Members of "Craig's gang" include:
- Craig Tucker
- Tolkien Black
- Clyde Donovan
- Jimmy Valmer
- Tweek Tweak (Craig's boyfriend)
- Jason White (former)
- Butters Stotch (former)

=== Homosexuality and relationship with Tweek Tweak ===

In the Season 19 episode "Tweek x Craig", female students of Asian backgrounds started drawing homoerotic "yaoi" images of Craig and his classmate Tweek Tweak, depicting them as lovers (an acknowledgement of a trend popular among real-life South Park fans of creating fanart depicting the pair as a couple, several examples of which are featured in the episode). Immediately, the two try to repudiate the rumors about them prompted by this. They eventually resolve to stage a public "break-up" to end the rumors. Though Tweek fears he cannot do this believably, Craig encourages him that he indeed can. However, Tweek goes too far by claiming that Craig is a manipulative cheater, which has the effect of ruining Craig's reputation with girls. Tweek later reveals that Craig's encouragement gave him the confidence to believe in himself. Following the father-to-son talk between him and his father about how "you can't fight being gay", the two boys have been in a relationship. In later episodes, such as the season 21 episode "Put It Down", season 21 episode "Splatty Tomato", and the video game The Fractured but Whole, they are shown to have become sincere romantic partners but their sexuality remains ambiguous, as they are still under the impression that Japanese yaoi fangirls choose who is gay. They are often seen in the background of many episodes holding hands or being next to each other. Craig calls Tweek "babe" and "honey" in the episode "Put It Down." Also in the Post Covid specials, they are shown to be married.

== Reception ==
On a 2022 top 25 list, Looper ranked Craig #13. CBR pointed out that "Craig has gradually become more of a supporting player to the boys" and ranked him on #5 of "10 Characters who Got Way More Popular Since the Beginning". Michael John-Day of WhatCulture ranked Craig as the 2nd most "underrated" South Park character in 2020.
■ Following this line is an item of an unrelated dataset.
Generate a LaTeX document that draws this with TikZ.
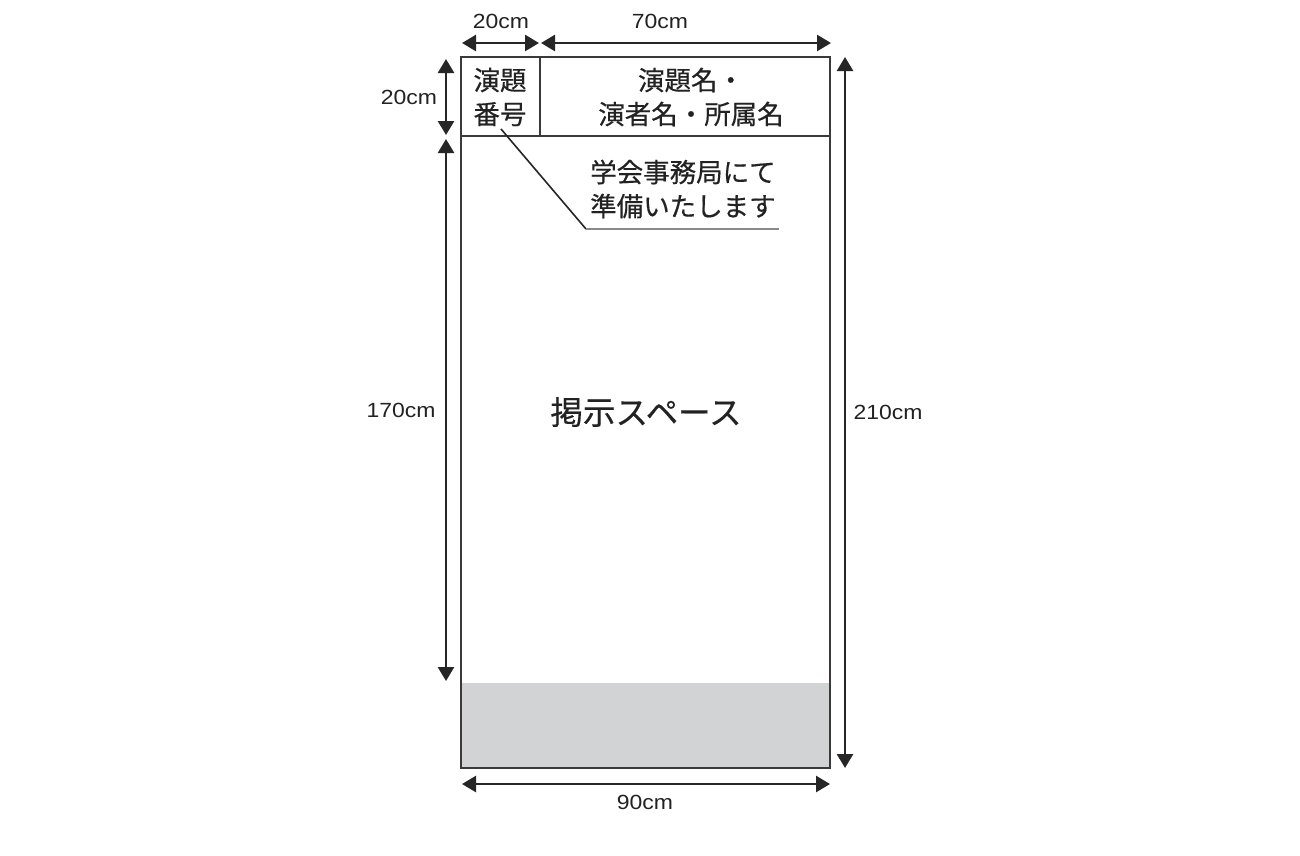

For his performance as both Craig and Tweek in the episode “Tweek x Craig,” Stone was nominated for the Primetime Emmy Award for Outstanding Character Voice-Over Performance at the 68th Primetime Creative Arts Emmy Awards in 2016.

== Appearances in other media ==
He plays the role of a Rogue in South Park: The Stick of Truth and plays the role of Super Craig in South Park: The Fractured but Whole (a parody of Superman from DC Comics).